### AVAILABLE DATA
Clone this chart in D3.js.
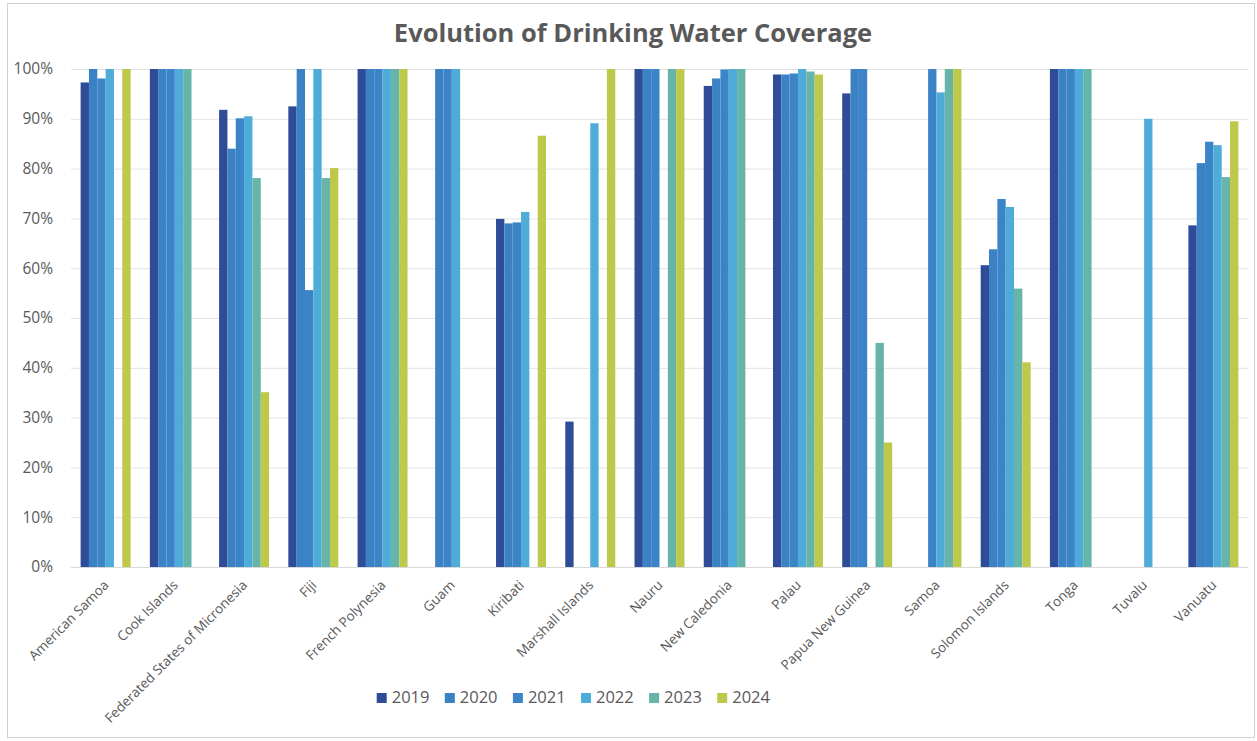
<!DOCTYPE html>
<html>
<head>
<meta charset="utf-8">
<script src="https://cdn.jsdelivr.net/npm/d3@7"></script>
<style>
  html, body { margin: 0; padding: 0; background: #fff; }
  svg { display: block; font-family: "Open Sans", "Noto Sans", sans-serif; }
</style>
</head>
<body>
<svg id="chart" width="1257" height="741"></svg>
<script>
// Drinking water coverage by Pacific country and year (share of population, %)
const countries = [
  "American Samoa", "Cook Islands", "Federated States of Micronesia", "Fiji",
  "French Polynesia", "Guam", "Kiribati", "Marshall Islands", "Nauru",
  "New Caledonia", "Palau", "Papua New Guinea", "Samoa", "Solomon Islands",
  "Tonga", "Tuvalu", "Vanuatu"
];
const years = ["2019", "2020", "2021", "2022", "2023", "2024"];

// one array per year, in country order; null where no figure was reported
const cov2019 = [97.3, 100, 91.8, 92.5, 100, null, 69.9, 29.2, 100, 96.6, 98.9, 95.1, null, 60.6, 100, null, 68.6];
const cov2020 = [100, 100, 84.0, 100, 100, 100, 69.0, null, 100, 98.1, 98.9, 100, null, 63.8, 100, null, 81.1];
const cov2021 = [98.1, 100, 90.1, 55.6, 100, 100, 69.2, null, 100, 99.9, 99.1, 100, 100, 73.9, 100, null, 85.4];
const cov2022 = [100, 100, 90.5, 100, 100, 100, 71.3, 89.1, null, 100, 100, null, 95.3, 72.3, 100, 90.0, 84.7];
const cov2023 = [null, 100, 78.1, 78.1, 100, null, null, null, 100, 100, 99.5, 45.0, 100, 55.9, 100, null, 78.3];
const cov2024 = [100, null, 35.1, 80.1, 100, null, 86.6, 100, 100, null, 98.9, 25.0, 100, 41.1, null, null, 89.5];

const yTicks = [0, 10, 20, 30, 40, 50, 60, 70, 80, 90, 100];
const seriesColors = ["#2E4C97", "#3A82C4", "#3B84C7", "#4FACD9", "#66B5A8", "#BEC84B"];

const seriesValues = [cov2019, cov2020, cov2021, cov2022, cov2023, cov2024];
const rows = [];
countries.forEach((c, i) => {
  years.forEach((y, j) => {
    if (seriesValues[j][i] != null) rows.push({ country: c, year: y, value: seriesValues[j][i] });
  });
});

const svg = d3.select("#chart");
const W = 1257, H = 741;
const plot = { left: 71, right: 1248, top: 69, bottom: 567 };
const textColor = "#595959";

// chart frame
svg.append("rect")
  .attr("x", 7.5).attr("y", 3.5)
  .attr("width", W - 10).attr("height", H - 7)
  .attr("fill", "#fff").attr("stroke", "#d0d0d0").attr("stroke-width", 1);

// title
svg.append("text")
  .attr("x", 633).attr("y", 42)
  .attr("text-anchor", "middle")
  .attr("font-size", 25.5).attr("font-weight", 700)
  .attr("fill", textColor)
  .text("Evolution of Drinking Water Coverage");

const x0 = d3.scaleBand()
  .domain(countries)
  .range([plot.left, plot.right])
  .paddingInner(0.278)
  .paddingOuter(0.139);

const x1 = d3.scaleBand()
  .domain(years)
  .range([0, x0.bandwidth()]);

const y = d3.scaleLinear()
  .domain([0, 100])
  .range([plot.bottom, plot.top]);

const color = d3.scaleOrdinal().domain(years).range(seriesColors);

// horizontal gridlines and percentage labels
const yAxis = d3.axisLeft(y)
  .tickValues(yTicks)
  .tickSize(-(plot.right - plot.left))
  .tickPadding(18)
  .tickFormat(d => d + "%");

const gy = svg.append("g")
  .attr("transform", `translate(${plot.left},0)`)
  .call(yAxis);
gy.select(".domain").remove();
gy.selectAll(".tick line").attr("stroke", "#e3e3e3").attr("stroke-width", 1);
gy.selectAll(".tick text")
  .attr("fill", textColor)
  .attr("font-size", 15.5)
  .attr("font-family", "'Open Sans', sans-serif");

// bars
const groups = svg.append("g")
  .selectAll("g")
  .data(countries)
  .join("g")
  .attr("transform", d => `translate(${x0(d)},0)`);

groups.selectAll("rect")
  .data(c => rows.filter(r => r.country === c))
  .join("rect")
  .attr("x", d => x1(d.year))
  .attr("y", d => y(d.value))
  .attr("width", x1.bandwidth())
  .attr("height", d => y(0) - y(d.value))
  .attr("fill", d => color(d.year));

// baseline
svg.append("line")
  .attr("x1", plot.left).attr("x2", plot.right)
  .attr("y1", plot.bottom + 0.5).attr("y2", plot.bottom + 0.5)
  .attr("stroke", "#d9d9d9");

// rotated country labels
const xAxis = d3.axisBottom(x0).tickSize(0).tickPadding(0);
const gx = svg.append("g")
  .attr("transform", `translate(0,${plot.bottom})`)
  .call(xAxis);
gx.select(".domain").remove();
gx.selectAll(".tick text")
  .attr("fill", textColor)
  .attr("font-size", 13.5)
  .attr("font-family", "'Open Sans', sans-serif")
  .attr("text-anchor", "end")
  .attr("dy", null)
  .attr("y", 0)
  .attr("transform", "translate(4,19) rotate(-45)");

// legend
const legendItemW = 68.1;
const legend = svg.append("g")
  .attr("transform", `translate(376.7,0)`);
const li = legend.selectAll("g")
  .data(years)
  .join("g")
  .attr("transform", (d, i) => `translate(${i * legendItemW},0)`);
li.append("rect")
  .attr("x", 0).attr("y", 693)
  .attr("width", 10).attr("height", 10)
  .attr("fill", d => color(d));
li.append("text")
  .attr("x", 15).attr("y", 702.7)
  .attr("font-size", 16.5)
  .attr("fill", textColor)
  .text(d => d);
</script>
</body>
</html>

### THE EXERCISE
In the copy, include no pictures; restate the listing above exactly.

### OUTPUT OF THE EXERCISE
Clone this chart in D3.js.
<!DOCTYPE html>
<html>
<head>
<meta charset="utf-8">
<script src="https://cdn.jsdelivr.net/npm/d3@7"></script>
<style>
  html, body { margin: 0; padding: 0; background: #fff; }
  svg { display: block; font-family: "Open Sans", "Noto Sans", sans-serif; }
</style>
</head>
<body>
<svg id="chart" width="1257" height="741"></svg>
<script>
// Drinking water coverage by Pacific country and year (share of population, %)
const countries = [
  "American Samoa", "Cook Islands", "Federated States of Micronesia", "Fiji",
  "French Polynesia", "Guam", "Kiribati", "Marshall Islands", "Nauru",
  "New Caledonia", "Palau", "Papua New Guinea", "Samoa", "Solomon Islands",
  "Tonga", "Tuvalu", "Vanuatu"
];
const years = ["2019", "2020", "2021", "2022", "2023", "2024"];

// one array per year, in country order; null where no figure was reported
const cov2019 = [97.3, 100, 91.8, 92.5, 100, null, 69.9, 29.2, 100, 96.6, 98.9, 95.1, null, 60.6, 100, null, 68.6];
const cov2020 = [100, 100, 84.0, 100, 100, 100, 69.0, null, 100, 98.1, 98.9, 100, null, 63.8, 100, null, 81.1];
const cov2021 = [98.1, 100, 90.1, 55.6, 100, 100, 69.2, null, 100, 99.9, 99.1, 100, 100, 73.9, 100, null, 85.4];
const cov2022 = [100, 100, 90.5, 100, 100, 100, 71.3, 89.1, null, 100, 100, null, 95.3, 72.3, 100, 90.0, 84.7];
const cov2023 = [null, 100, 78.1, 78.1, 100, null, null, null, 100, 100, 99.5, 45.0, 100, 55.9, 100, null, 78.3];
const cov2024 = [100, null, 35.1, 80.1, 100, null, 86.6, 100, 100, null, 98.9, 25.0, 100, 41.1, null, null, 89.5];

const yTicks = [0, 10, 20, 30, 40, 50, 60, 70, 80, 90, 100];
const seriesColors = ["#2E4C97", "#3A82C4", "#3B84C7", "#4FACD9", "#66B5A8", "#BEC84B"];

const seriesValues = [cov2019, cov2020, cov2021, cov2022, cov2023, cov2024];
const rows = [];
countries.forEach((c, i) => {
  years.forEach((y, j) => {
    if (seriesValues[j][i] != null) rows.push({ country: c, year: y, value: seriesValues[j][i] });
  });
});

const svg = d3.select("#chart");
const W = 1257, H = 741;
const plot = { left: 71, right: 1248, top: 69, bottom: 567 };
const textColor = "#595959";

// chart frame
svg.append("rect")
  .attr("x", 7.5).attr("y", 3.5)
  .attr("width", W - 10).attr("height", H - 7)
  .attr("fill", "#fff").attr("stroke", "#d0d0d0").attr("stroke-width", 1);

// title
svg.append("text")
  .attr("x", 633).attr("y", 42)
  .attr("text-anchor", "middle")
  .attr("font-size", 25.5).attr("font-weight", 700)
  .attr("fill", textColor)
  .text("Evolution of Drinking Water Coverage");

const x0 = d3.scaleBand()
  .domain(countries)
  .range([plot.left, plot.right])
  .paddingInner(0.278)
  .paddingOuter(0.139);

const x1 = d3.scaleBand()
  .domain(years)
  .range([0, x0.bandwidth()]);

const y = d3.scaleLinear()
  .domain([0, 100])
  .range([plot.bottom, plot.top]);

const color = d3.scaleOrdinal().domain(years).range(seriesColors);

// horizontal gridlines and percentage labels
const yAxis = d3.axisLeft(y)
  .tickValues(yTicks)
  .tickSize(-(plot.right - plot.left))
  .tickPadding(18)
  .tickFormat(d => d + "%");

const gy = svg.append("g")
  .attr("transform", `translate(${plot.left},0)`)
  .call(yAxis);
gy.select(".domain").remove();
gy.selectAll(".tick line").attr("stroke", "#e3e3e3").attr("stroke-width", 1);
gy.selectAll(".tick text")
  .attr("fill", textColor)
  .attr("font-size", 15.5)
  .attr("font-family", "'Open Sans', sans-serif");

// bars
const groups = svg.append("g")
  .selectAll("g")
  .data(countries)
  .join("g")
  .attr("transform", d => `translate(${x0(d)},0)`);

groups.selectAll("rect")
  .data(c => rows.filter(r => r.country === c))
  .join("rect")
  .attr("x", d => x1(d.year))
  .attr("y", d => y(d.value))
  .attr("width", x1.bandwidth())
  .attr("height", d => y(0) - y(d.value))
  .attr("fill", d => color(d.year));

// baseline
svg.append("line")
  .attr("x1", plot.left).attr("x2", plot.right)
  .attr("y1", plot.bottom + 0.5).attr("y2", plot.bottom + 0.5)
  .attr("stroke", "#d9d9d9");

// rotated country labels
const xAxis = d3.axisBottom(x0).tickSize(0).tickPadding(0);
const gx = svg.append("g")
  .attr("transform", `translate(0,${plot.bottom})`)
  .call(xAxis);
gx.select(".domain").remove();
gx.selectAll(".tick text")
  .attr("fill", textColor)
  .attr("font-size", 13.5)
  .attr("font-family", "'Open Sans', sans-serif")
  .attr("text-anchor", "end")
  .attr("dy", null)
  .attr("y", 0)
  .attr("transform", "translate(4,19) rotate(-45)");

// legend
const legendItemW = 68.1;
const legend = svg.append("g")
  .attr("transform", `translate(376.7,0)`);
const li = legend.selectAll("g")
  .data(years)
  .join("g")
  .attr("transform", (d, i) => `translate(${i * legendItemW},0)`);
li.append("rect")
  .attr("x", 0).attr("y", 693)
  .attr("width", 10).attr("height", 10)
  .attr("fill", d => color(d));
li.append("text")
  .attr("x", 15).attr("y", 702.7)
  .attr("font-size", 16.5)
  .attr("fill", textColor)
  .text(d => d);
</script>
</body>
</html>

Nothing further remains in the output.